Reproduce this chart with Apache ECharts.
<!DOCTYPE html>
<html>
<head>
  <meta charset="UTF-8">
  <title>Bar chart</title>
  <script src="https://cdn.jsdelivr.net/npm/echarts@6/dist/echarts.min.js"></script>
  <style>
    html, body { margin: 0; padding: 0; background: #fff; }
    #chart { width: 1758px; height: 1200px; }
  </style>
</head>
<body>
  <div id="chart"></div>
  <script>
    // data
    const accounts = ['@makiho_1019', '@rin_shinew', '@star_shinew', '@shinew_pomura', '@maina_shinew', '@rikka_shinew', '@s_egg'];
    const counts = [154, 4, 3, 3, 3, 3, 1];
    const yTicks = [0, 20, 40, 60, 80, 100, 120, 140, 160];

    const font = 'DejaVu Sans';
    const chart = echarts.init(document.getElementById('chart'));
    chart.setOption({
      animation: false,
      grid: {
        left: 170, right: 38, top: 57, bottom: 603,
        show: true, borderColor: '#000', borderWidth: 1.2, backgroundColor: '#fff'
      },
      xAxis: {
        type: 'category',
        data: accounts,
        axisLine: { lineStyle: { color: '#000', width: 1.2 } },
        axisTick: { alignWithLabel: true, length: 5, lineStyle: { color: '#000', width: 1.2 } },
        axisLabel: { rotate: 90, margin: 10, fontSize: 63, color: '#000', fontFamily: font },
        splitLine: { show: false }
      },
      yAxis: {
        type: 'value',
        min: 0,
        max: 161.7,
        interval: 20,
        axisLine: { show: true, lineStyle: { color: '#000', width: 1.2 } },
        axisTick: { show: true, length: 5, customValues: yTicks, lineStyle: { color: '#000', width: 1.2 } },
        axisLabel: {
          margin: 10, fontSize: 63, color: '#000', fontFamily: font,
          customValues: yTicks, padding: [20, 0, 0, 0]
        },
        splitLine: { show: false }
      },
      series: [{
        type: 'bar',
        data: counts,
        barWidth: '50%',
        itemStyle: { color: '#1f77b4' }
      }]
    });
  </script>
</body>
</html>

Your objective: Would you reproduce the material above in full, exactly as given?

Reply:
Reproduce this chart with Apache ECharts.
<!DOCTYPE html>
<html>
<head>
  <meta charset="UTF-8">
  <title>Bar chart</title>
  <script src="https://cdn.jsdelivr.net/npm/echarts@6/dist/echarts.min.js"></script>
  <style>
    html, body { margin: 0; padding: 0; background: #fff; }
    #chart { width: 1758px; height: 1200px; }
  </style>
</head>
<body>
  <div id="chart"></div>
  <script>
    // data
    const accounts = ['@makiho_1019', '@rin_shinew', '@star_shinew', '@shinew_pomura', '@maina_shinew', '@rikka_shinew', '@s_egg'];
    const counts = [154, 4, 3, 3, 3, 3, 1];
    const yTicks = [0, 20, 40, 60, 80, 100, 120, 140, 160];

    const font = 'DejaVu Sans';
    const chart = echarts.init(document.getElementById('chart'));
    chart.setOption({
      animation: false,
      grid: {
        left: 170, right: 38, top: 57, bottom: 603,
        show: true, borderColor: '#000', borderWidth: 1.2, backgroundColor: '#fff'
      },
      xAxis: {
        type: 'category',
        data: accounts,
        axisLine: { lineStyle: { color: '#000', width: 1.2 } },
        axisTick: { alignWithLabel: true, length: 5, lineStyle: { color: '#000', width: 1.2 } },
        axisLabel: { rotate: 90, margin: 10, fontSize: 63, color: '#000', fontFamily: font },
        splitLine: { show: false }
      },
      yAxis: {
        type: 'value',
        min: 0,
        max: 161.7,
        interval: 20,
        axisLine: { show: true, lineStyle: { color: '#000', width: 1.2 } },
        axisTick: { show: true, length: 5, customValues: yTicks, lineStyle: { color: '#000', width: 1.2 } },
        axisLabel: {
          margin: 10, fontSize: 63, color: '#000', fontFamily: font,
          customValues: yTicks, padding: [20, 0, 0, 0]
        },
        splitLine: { show: false }
      },
      series: [{
        type: 'bar',
        data: counts,
        barWidth: '50%',
        itemStyle: { color: '#1f77b4' }
      }]
    });
  </script>
</body>
</html>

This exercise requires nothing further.